- SHORT EXERCISE:
Return each line of the data below verbatim; pictures are to be left out.

- DATA EXTRACT:
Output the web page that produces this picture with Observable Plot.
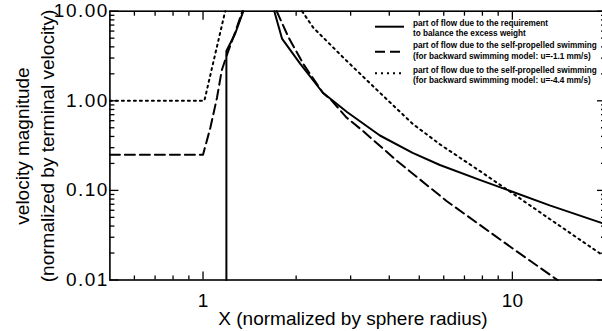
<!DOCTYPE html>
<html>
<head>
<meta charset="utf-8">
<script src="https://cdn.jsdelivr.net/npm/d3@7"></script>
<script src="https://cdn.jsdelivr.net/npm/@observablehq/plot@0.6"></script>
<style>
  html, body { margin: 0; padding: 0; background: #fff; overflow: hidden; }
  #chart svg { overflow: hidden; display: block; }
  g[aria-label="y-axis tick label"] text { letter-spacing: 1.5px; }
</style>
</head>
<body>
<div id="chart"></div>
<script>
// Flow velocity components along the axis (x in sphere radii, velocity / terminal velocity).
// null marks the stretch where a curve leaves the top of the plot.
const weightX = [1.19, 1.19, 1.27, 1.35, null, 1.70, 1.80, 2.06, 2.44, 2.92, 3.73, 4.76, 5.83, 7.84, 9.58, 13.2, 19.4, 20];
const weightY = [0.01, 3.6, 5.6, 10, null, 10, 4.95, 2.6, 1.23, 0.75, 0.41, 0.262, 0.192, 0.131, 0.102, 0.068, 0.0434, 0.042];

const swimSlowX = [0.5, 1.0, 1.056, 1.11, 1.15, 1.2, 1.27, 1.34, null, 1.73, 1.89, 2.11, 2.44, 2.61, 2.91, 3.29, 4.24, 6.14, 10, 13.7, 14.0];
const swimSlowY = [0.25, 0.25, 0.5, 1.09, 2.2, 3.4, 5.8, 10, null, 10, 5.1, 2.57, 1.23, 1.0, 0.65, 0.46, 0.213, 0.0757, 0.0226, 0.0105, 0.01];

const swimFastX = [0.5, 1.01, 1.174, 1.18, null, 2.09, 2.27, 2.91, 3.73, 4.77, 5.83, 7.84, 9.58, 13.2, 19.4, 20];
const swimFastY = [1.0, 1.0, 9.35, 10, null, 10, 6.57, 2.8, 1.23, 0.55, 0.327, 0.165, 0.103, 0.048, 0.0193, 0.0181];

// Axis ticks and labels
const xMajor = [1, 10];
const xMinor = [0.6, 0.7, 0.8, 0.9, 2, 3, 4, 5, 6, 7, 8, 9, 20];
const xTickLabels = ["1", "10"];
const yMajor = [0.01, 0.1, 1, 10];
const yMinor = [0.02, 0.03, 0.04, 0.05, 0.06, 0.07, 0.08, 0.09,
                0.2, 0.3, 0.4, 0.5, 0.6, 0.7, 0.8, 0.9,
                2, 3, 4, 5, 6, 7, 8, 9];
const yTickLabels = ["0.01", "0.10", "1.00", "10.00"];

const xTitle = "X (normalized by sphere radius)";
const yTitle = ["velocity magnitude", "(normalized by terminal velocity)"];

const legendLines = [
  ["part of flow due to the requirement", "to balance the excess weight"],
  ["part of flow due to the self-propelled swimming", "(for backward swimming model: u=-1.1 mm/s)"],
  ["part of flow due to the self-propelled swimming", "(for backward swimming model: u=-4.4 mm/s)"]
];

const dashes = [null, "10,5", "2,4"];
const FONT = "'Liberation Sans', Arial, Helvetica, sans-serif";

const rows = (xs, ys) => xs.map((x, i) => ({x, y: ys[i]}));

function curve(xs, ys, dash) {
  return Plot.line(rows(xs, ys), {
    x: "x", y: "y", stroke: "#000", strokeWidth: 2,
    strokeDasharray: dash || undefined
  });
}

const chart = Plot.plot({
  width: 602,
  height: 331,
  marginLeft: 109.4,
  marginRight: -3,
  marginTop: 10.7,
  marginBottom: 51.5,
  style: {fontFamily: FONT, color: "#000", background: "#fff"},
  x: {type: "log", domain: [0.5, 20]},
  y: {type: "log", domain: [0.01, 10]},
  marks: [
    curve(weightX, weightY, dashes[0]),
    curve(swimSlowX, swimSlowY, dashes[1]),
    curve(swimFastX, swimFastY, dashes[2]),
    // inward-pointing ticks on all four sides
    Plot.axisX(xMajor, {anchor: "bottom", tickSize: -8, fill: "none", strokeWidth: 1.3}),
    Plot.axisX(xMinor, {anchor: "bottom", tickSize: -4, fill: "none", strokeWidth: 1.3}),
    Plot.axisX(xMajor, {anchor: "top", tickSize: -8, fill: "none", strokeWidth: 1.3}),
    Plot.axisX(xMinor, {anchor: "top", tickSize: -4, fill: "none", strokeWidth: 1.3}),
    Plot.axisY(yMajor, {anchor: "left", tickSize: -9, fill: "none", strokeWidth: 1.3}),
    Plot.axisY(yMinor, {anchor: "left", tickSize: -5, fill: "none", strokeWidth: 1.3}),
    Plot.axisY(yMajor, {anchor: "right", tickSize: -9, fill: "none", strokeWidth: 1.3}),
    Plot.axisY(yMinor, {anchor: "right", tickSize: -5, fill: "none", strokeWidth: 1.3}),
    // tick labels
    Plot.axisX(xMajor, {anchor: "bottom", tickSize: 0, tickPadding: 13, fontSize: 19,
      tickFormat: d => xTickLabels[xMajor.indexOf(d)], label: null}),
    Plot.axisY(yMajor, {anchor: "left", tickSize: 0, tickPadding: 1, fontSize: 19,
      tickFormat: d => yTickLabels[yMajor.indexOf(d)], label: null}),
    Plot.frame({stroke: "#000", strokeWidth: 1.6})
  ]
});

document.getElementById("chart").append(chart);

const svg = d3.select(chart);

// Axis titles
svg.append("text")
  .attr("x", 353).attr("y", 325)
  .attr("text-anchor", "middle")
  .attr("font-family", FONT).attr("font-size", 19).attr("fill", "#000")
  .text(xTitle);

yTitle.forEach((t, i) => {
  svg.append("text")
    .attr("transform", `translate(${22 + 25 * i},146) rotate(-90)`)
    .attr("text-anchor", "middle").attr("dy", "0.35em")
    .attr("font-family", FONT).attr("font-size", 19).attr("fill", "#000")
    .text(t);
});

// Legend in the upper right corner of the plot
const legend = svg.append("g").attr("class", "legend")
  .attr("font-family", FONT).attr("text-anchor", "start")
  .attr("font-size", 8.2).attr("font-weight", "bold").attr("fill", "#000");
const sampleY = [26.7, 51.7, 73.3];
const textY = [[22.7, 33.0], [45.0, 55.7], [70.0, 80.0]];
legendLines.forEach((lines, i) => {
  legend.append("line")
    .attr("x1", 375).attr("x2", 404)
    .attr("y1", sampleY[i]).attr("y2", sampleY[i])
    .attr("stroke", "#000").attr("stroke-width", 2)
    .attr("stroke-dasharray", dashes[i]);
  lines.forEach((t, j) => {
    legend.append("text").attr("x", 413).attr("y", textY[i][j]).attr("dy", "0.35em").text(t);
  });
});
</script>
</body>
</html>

- COMPLETE OUTPUT:
Output the web page that produces this picture with Observable Plot.
<!DOCTYPE html>
<html>
<head>
<meta charset="utf-8">
<script src="https://cdn.jsdelivr.net/npm/d3@7"></script>
<script src="https://cdn.jsdelivr.net/npm/@observablehq/plot@0.6"></script>
<style>
  html, body { margin: 0; padding: 0; background: #fff; overflow: hidden; }
  #chart svg { overflow: hidden; display: block; }
  g[aria-label="y-axis tick label"] text { letter-spacing: 1.5px; }
</style>
</head>
<body>
<div id="chart"></div>
<script>
// Flow velocity components along the axis (x in sphere radii, velocity / terminal velocity).
// null marks the stretch where a curve leaves the top of the plot.
const weightX = [1.19, 1.19, 1.27, 1.35, null, 1.70, 1.80, 2.06, 2.44, 2.92, 3.73, 4.76, 5.83, 7.84, 9.58, 13.2, 19.4, 20];
const weightY = [0.01, 3.6, 5.6, 10, null, 10, 4.95, 2.6, 1.23, 0.75, 0.41, 0.262, 0.192, 0.131, 0.102, 0.068, 0.0434, 0.042];

const swimSlowX = [0.5, 1.0, 1.056, 1.11, 1.15, 1.2, 1.27, 1.34, null, 1.73, 1.89, 2.11, 2.44, 2.61, 2.91, 3.29, 4.24, 6.14, 10, 13.7, 14.0];
const swimSlowY = [0.25, 0.25, 0.5, 1.09, 2.2, 3.4, 5.8, 10, null, 10, 5.1, 2.57, 1.23, 1.0, 0.65, 0.46, 0.213, 0.0757, 0.0226, 0.0105, 0.01];

const swimFastX = [0.5, 1.01, 1.174, 1.18, null, 2.09, 2.27, 2.91, 3.73, 4.77, 5.83, 7.84, 9.58, 13.2, 19.4, 20];
const swimFastY = [1.0, 1.0, 9.35, 10, null, 10, 6.57, 2.8, 1.23, 0.55, 0.327, 0.165, 0.103, 0.048, 0.0193, 0.0181];

// Axis ticks and labels
const xMajor = [1, 10];
const xMinor = [0.6, 0.7, 0.8, 0.9, 2, 3, 4, 5, 6, 7, 8, 9, 20];
const xTickLabels = ["1", "10"];
const yMajor = [0.01, 0.1, 1, 10];
const yMinor = [0.02, 0.03, 0.04, 0.05, 0.06, 0.07, 0.08, 0.09,
                0.2, 0.3, 0.4, 0.5, 0.6, 0.7, 0.8, 0.9,
                2, 3, 4, 5, 6, 7, 8, 9];
const yTickLabels = ["0.01", "0.10", "1.00", "10.00"];

const xTitle = "X (normalized by sphere radius)";
const yTitle = ["velocity magnitude", "(normalized by terminal velocity)"];

const legendLines = [
  ["part of flow due to the requirement", "to balance the excess weight"],
  ["part of flow due to the self-propelled swimming", "(for backward swimming model: u=-1.1 mm/s)"],
  ["part of flow due to the self-propelled swimming", "(for backward swimming model: u=-4.4 mm/s)"]
];

const dashes = [null, "10,5", "2,4"];
const FONT = "'Liberation Sans', Arial, Helvetica, sans-serif";

const rows = (xs, ys) => xs.map((x, i) => ({x, y: ys[i]}));

function curve(xs, ys, dash) {
  return Plot.line(rows(xs, ys), {
    x: "x", y: "y", stroke: "#000", strokeWidth: 2,
    strokeDasharray: dash || undefined
  });
}

const chart = Plot.plot({
  width: 602,
  height: 331,
  marginLeft: 109.4,
  marginRight: -3,
  marginTop: 10.7,
  marginBottom: 51.5,
  style: {fontFamily: FONT, color: "#000", background: "#fff"},
  x: {type: "log", domain: [0.5, 20]},
  y: {type: "log", domain: [0.01, 10]},
  marks: [
    curve(weightX, weightY, dashes[0]),
    curve(swimSlowX, swimSlowY, dashes[1]),
    curve(swimFastX, swimFastY, dashes[2]),
    // inward-pointing ticks on all four sides
    Plot.axisX(xMajor, {anchor: "bottom", tickSize: -8, fill: "none", strokeWidth: 1.3}),
    Plot.axisX(xMinor, {anchor: "bottom", tickSize: -4, fill: "none", strokeWidth: 1.3}),
    Plot.axisX(xMajor, {anchor: "top", tickSize: -8, fill: "none", strokeWidth: 1.3}),
    Plot.axisX(xMinor, {anchor: "top", tickSize: -4, fill: "none", strokeWidth: 1.3}),
    Plot.axisY(yMajor, {anchor: "left", tickSize: -9, fill: "none", strokeWidth: 1.3}),
    Plot.axisY(yMinor, {anchor: "left", tickSize: -5, fill: "none", strokeWidth: 1.3}),
    Plot.axisY(yMajor, {anchor: "right", tickSize: -9, fill: "none", strokeWidth: 1.3}),
    Plot.axisY(yMinor, {anchor: "right", tickSize: -5, fill: "none", strokeWidth: 1.3}),
    // tick labels
    Plot.axisX(xMajor, {anchor: "bottom", tickSize: 0, tickPadding: 13, fontSize: 19,
      tickFormat: d => xTickLabels[xMajor.indexOf(d)], label: null}),
    Plot.axisY(yMajor, {anchor: "left", tickSize: 0, tickPadding: 1, fontSize: 19,
      tickFormat: d => yTickLabels[yMajor.indexOf(d)], label: null}),
    Plot.frame({stroke: "#000", strokeWidth: 1.6})
  ]
});

document.getElementById("chart").append(chart);

const svg = d3.select(chart);

// Axis titles
svg.append("text")
  .attr("x", 353).attr("y", 325)
  .attr("text-anchor", "middle")
  .attr("font-family", FONT).attr("font-size", 19).attr("fill", "#000")
  .text(xTitle);

yTitle.forEach((t, i) => {
  svg.append("text")
    .attr("transform", `translate(${22 + 25 * i},146) rotate(-90)`)
    .attr("text-anchor", "middle").attr("dy", "0.35em")
    .attr("font-family", FONT).attr("font-size", 19).attr("fill", "#000")
    .text(t);
});

// Legend in the upper right corner of the plot
const legend = svg.append("g").attr("class", "legend")
  .attr("font-family", FONT).attr("text-anchor", "start")
  .attr("font-size", 8.2).attr("font-weight", "bold").attr("fill", "#000");
const sampleY = [26.7, 51.7, 73.3];
const textY = [[22.7, 33.0], [45.0, 55.7], [70.0, 80.0]];
legendLines.forEach((lines, i) => {
  legend.append("line")
    .attr("x1", 375).attr("x2", 404)
    .attr("y1", sampleY[i]).attr("y2", sampleY[i])
    .attr("stroke", "#000").attr("stroke-width", 2)
    .attr("stroke-dasharray", dashes[i]);
  lines.forEach((t, j) => {
    legend.append("text").attr("x", 413).attr("y", textY[i][j]).attr("dy", "0.35em").text(t);
  });
});
</script>
</body>
</html>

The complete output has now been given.